-- Raw data start --

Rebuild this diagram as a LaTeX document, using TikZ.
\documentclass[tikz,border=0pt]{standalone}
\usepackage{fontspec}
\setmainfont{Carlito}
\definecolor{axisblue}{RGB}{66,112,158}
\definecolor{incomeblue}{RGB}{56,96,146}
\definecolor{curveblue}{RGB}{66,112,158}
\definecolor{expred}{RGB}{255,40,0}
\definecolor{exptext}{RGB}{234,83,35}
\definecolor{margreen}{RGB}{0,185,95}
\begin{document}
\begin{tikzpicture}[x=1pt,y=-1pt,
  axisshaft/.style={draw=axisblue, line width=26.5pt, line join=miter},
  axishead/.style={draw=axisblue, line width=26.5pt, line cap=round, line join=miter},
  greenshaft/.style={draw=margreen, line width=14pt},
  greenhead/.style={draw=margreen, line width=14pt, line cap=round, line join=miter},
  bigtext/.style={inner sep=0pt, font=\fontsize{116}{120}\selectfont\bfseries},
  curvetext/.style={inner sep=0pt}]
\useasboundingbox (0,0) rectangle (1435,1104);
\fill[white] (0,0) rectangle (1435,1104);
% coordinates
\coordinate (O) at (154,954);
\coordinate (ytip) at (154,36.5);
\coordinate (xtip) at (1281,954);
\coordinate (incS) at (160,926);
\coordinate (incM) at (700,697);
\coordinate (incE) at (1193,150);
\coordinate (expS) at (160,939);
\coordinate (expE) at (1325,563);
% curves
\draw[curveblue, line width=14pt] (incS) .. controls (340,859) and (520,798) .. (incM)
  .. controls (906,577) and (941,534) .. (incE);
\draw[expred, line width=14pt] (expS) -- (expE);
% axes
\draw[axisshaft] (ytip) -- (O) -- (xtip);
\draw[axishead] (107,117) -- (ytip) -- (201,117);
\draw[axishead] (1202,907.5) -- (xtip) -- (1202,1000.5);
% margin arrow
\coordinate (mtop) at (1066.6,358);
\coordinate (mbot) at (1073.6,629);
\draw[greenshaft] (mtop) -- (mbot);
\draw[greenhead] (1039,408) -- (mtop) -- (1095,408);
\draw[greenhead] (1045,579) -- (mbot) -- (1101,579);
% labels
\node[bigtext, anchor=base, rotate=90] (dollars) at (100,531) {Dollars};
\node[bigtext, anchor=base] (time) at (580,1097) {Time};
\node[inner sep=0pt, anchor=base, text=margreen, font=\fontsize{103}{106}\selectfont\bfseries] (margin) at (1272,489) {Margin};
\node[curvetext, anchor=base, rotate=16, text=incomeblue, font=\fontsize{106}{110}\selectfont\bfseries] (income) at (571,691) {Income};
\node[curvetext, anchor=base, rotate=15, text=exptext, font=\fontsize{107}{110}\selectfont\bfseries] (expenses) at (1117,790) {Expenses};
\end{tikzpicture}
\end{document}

-- Raw data end --

### Exercise directions
Make an exact copy of the data above.

### Output of the exercise
Rebuild this diagram as a LaTeX document, using TikZ.
\documentclass[tikz,border=0pt]{standalone}
\usepackage{fontspec}
\setmainfont{Carlito}
\definecolor{axisblue}{RGB}{66,112,158}
\definecolor{incomeblue}{RGB}{56,96,146}
\definecolor{curveblue}{RGB}{66,112,158}
\definecolor{expred}{RGB}{255,40,0}
\definecolor{exptext}{RGB}{234,83,35}
\definecolor{margreen}{RGB}{0,185,95}
\begin{document}
\begin{tikzpicture}[x=1pt,y=-1pt,
  axisshaft/.style={draw=axisblue, line width=26.5pt, line join=miter},
  axishead/.style={draw=axisblue, line width=26.5pt, line cap=round, line join=miter},
  greenshaft/.style={draw=margreen, line width=14pt},
  greenhead/.style={draw=margreen, line width=14pt, line cap=round, line join=miter},
  bigtext/.style={inner sep=0pt, font=\fontsize{116}{120}\selectfont\bfseries},
  curvetext/.style={inner sep=0pt}]
\useasboundingbox (0,0) rectangle (1435,1104);
\fill[white] (0,0) rectangle (1435,1104);
% coordinates
\coordinate (O) at (154,954);
\coordinate (ytip) at (154,36.5);
\coordinate (xtip) at (1281,954);
\coordinate (incS) at (160,926);
\coordinate (incM) at (700,697);
\coordinate (incE) at (1193,150);
\coordinate (expS) at (160,939);
\coordinate (expE) at (1325,563);
% curves
\draw[curveblue, line width=14pt] (incS) .. controls (340,859) and (520,798) .. (incM)
  .. controls (906,577) and (941,534) .. (incE);
\draw[expred, line width=14pt] (expS) -- (expE);
% axes
\draw[axisshaft] (ytip) -- (O) -- (xtip);
\draw[axishead] (107,117) -- (ytip) -- (201,117);
\draw[axishead] (1202,907.5) -- (xtip) -- (1202,1000.5);
% margin arrow
\coordinate (mtop) at (1066.6,358);
\coordinate (mbot) at (1073.6,629);
\draw[greenshaft] (mtop) -- (mbot);
\draw[greenhead] (1039,408) -- (mtop) -- (1095,408);
\draw[greenhead] (1045,579) -- (mbot) -- (1101,579);
% labels
\node[bigtext, anchor=base, rotate=90] (dollars) at (100,531) {Dollars};
\node[bigtext, anchor=base] (time) at (580,1097) {Time};
\node[inner sep=0pt, anchor=base, text=margreen, font=\fontsize{103}{106}\selectfont\bfseries] (margin) at (1272,489) {Margin};
\node[curvetext, anchor=base, rotate=16, text=incomeblue, font=\fontsize{106}{110}\selectfont\bfseries] (income) at (571,691) {Income};
\node[curvetext, anchor=base, rotate=15, text=exptext, font=\fontsize{107}{110}\selectfont\bfseries] (expenses) at (1117,790) {Expenses};
\end{tikzpicture}
\end{document}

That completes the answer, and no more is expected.